Saturday, April 26, 2014

Nehru’s city retains its political chutzpah, Allahabadis await a keen contest



Allahabad: Jawaharlal Nehru’s stately home, Anand Bhawan, still retains it grandeur, though the pavement down the road is occupied by hawkers vending clothes, Janpath (in New Delhi) fashion. Visitors still throng to Anand Bhawan but it looks like it does not even resonate any more in the people’s consciousness any more. The people are tied down to the petty present with all its intrigues, especially the Lok Sabha election due on May 7.
The shopkeepers in Bahadur Ganj, a part of the derelict old part of the city, and the wits in the Indian Coffee House in the Civ il Lines, agree that there is a Modi wave in Uttar Pradesh and it will have its impact in Allahabad as well. The interesting twist in the proverbial tale is this: BJP candidate Shyama Charan Gupta had never won any election in his political career, and left on his own he would not win this time too. What should save him the day is the Modi factor. “Only Modi factor will help him, nothing else,” say the shopkeepers who sell hardware to medicines to mobile phones.

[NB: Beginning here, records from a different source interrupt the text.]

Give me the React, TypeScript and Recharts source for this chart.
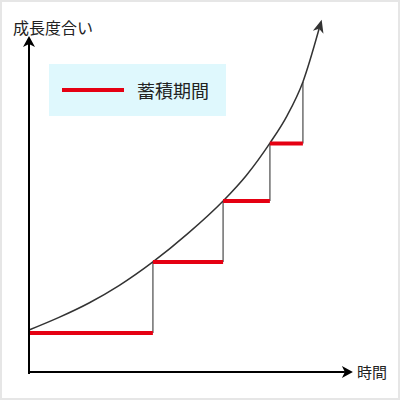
import React from 'react';
import { ComposedChart, Line, XAxis, YAxis, ReferenceLine, Legend } from 'recharts';

// ---- data ----
const growthAxisLabel = '成長度合い';
const timeAxisLabel = '時間';
const legendLabel = '蓄積期間';

// growth curve (time, growth)
const curveTime = [0, 10, 20, 30, 41.3, 53, 64.7, 72.5, 80.3, 86, 91.3, 96.7];
const curveGrowth = [14, 18.2, 23, 28.8, 36.7, 46.2, 57, 65.6, 76.3, 85.4, 96.7, 114.4];

// accumulation periods
const stepStart = [0, 41.3, 64.7, 80.3];
const stepEnd = [41.3, 64.7, 80.3, 91.3];
const stepLevel = [13, 36.7, 57, 76.2];
const stepTop = [36.7, 57, 76.3, 96.7];

// axes extents
const timeDomain = [0, 110];
const growthDomain = [0, 120];
const timeAxisEnd = 105.3;
const growthAxisEnd = 109.3;

const curveData = curveTime.map((t, i) => ({ t, g: curveGrowth[i] }));

const RED = '#e50012';
const FONT = '"Noto Sans CJK JP", "Noto Sans", sans-serif';

const LegendBox = () => (
  <div
    style={{
      width: 177,
      height: 52,
      background: '#dff8fd',
      display: 'flex',
      alignItems: 'center',
      boxSizing: 'border-box',
      fontFamily: FONT,
    }}
  >
    <div style={{ marginLeft: 13, width: 62, height: 4, background: RED }} />
    <span style={{ marginLeft: 13, fontSize: 18, color: '#222', lineHeight: 1 }}>{legendLabel}</span>
  </div>
);

const AxisTexts = () => (
  <g fontFamily={FONT} fill="#222">
    <text x={13} y={27} fontSize={16} dominantBaseline="central">
      {growthAxisLabel}
    </text>
    <text x={357} y={371} fontSize={15} dominantBaseline="central">
      {timeAxisLabel}
    </text>
  </g>
);

export default function App() {
  return (
    <div style={{ position: 'relative', width: 400, height: 400, background: '#fff' }}>
      <style>{`body{margin:0}`}</style>
      <svg width={0} height={0} style={{ position: 'absolute' }}>
        <defs>
          <marker
            id="axisArrow"
            markerUnits="userSpaceOnUse"
            markerWidth={11}
            markerHeight={12}
            viewBox="0 0 11 12"
            refX={3}
            refY={6}
            orient="auto"
            overflow="visible"
          >
            <path d="M0,0 L11,6 L0,12 L3,6 Z" fill="#000" />
          </marker>
          <marker
            id="curveArrow"
            markerUnits="userSpaceOnUse"
            markerWidth={13}
            markerHeight={11}
            viewBox="0 0 13 11"
            refX={3.5}
            refY={5.5}
            orient="auto"
            overflow="visible"
          >
            <path d="M0,0 L13,5.5 L0,11 L3.5,5.5 Z" fill="#333" />
          </marker>
        </defs>
      </svg>
      <ComposedChart
        width={400}
        height={400}
        data={curveData}
        margin={{ top: 12, left: 29, right: 41, bottom: 28 }}
      >
        <XAxis dataKey="t" type="number" domain={timeDomain} hide />
        <YAxis type="number" domain={growthDomain} hide />
        <Legend
          layout="vertical"
          align="center"
          verticalAlign="middle"
          content={() => <LegendBox />}
          wrapperStyle={{ left: 49, top: 64, width: 177, height: 52 }}
        />
        {stepStart.map((s, i) => (
          <ReferenceLine
            key={`v${i}`}
            segment={[
              { x: stepEnd[i], y: stepLevel[i] },
              { x: stepEnd[i], y: stepTop[i] },
            ]}
            stroke="#777"
            strokeWidth={1.6}
            ifOverflow="visible"
          />
        ))}
        <Line
          dataKey="g"
          type="monotone"
          stroke="#333"
          strokeWidth={1.5}
          dot={false}
          activeDot={false}
          isAnimationActive={false}
          markerEnd="url(#curveArrow)"
          legendType="none"
        />
        {stepStart.map((s, i) => (
          <ReferenceLine
            key={`r${i}`}
            segment={[
              { x: s, y: stepLevel[i] },
              { x: stepEnd[i], y: stepLevel[i] },
            ]}
            stroke={RED}
            strokeWidth={4}
            ifOverflow="visible"
          />
        ))}
        <ReferenceLine
          segment={[
            { x: 0, y: -0.67 },
            { x: 0, y: growthAxisEnd },
          ]}
          stroke="#000"
          strokeWidth={2}
          ifOverflow="visible"
          markerEnd="url(#axisArrow)"
        />
        <ReferenceLine
          segment={[
            { x: -0.33, y: 0 },
            { x: timeAxisEnd, y: 0 },
          ]}
          stroke="#000"
          strokeWidth={2}
          ifOverflow="visible"
          markerEnd="url(#axisArrow)"
        />
        <AxisTexts />
      </ComposedChart>
      <div
        style={{
          position: 'absolute',
          inset: 0,
          border: '2px solid #e6e6e6',
          boxSizing: 'border-box',
          pointerEvents: 'none',
        }}
      />
    </div>
  );
}
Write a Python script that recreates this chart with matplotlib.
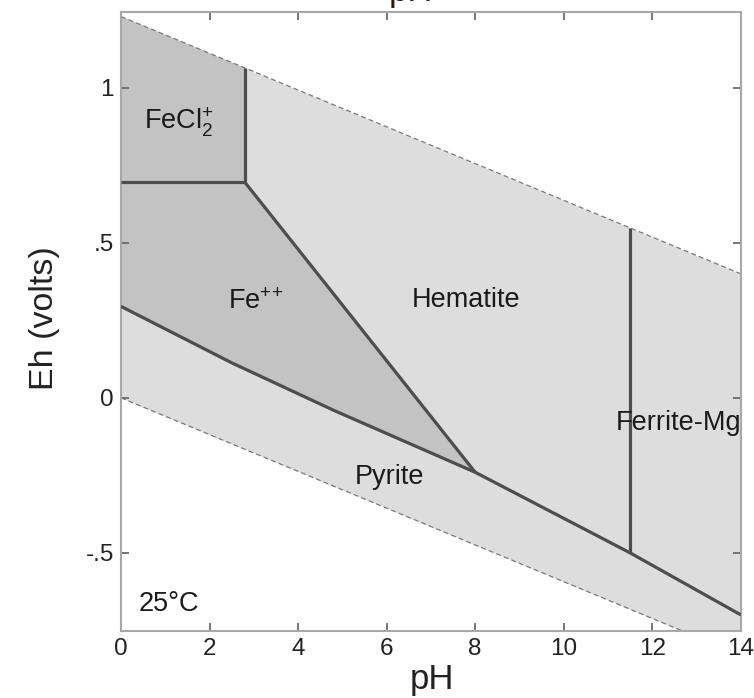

There is the general agreement that Modi wave will be helpful only if the candidate is good enough and the party cadre work hard enough to convert the popularity wave into votes and victory. The partymen are not too happy with Shyama Charan Gupta because he is not the one who goes out and he is on terms of familiarity with the cadre or with the residents.
The electioneering in earnest is starting today and there is keen interest about the outcome. No bets are however being placed because the ordinary Allahabadi who seems to have a sharpened political instinct is still unsure. At the moment, they are still weighing their options, and they are curious to know what the rest of the populace will do of this famous town with a population of nearly 14 lakh or 1.4 million, with migrants from Varanasi, Mirzapur and far-off Ballia who had come to study and seek work have grown their roots here. The old Allahabadi in a good humoured way does not grudge the presence of the newcomers.
They are all only too willing to discuss the pros and cons of the situation. The interesting candidate is the Congress’ Nand Gopal Gupta, popularly known as Nandi who is not a traditional Congressman. He was a minister in Mayawati’s government and he is remembered to have done his bit to spruce up the city. He has now defected to Congress after he had lost the assembly election in 2012. His wife, Abhilasha Gupta had won the mayoral election. She is now the first citizen of Allahabad.
There is folklore surrounding ‘Nandi’. He had a providential escape from a murderous assault, where his two guards were shot down. ‘Nandi’ would every morning visit a Shiva temple across the road and offer worship to the god. It is this piety that helped him escape, observes an old shopkeeper and owner of the building with a row of shops and it was near this that ‘Nandi’ used to stay sometime back. The other legend about ‘Nandi’ is that after turning himself into a rich in the course of his political career, he had spent liberally helping the poor with the marriages of their children. He would liberally contribute rice, wheat, sugar and clothes. And this he had been doing for more than a year as a gesture of sheer good will. But the wits say that this is not sufficient to win him the election and stem the Modi tide.
The third contestant is senior Samajwadi Party (SP) leader Rewati Raman Singh, who is the sitting MP from Allahabad. Though urban Allahabad will witness a fight between Congress and the BJP, the rural votes are either with SP or with the Bahujan Samaj Party (BSP). The BSP candidate Kesari Devi Patel is a tough challenger because the Kurmi vote – she is a Kurmi – along with that of Mayawati’s monopoly vote of the Dalits could help her edge past the rivals.
Allahabadis with a smile on their face at the end of the analyses of the prospects of all the candidates, say with a mischievous glint in the eye, “Nothing can be said about the outcome.”
The city of Nehru retains its political chutzpah , and the people are enjoying the ringside view of the political bout even as they discuss the nuances of each candidate and the intricacy of numbers each caste commands and which way it goes. “The Muslims in the city constitute a respectable chunk of two lakh voters, and they will make up their mind three days before the voting and go with some of the other caste groups who are voting against Modi and the BJP,” says the coffeehouse wit.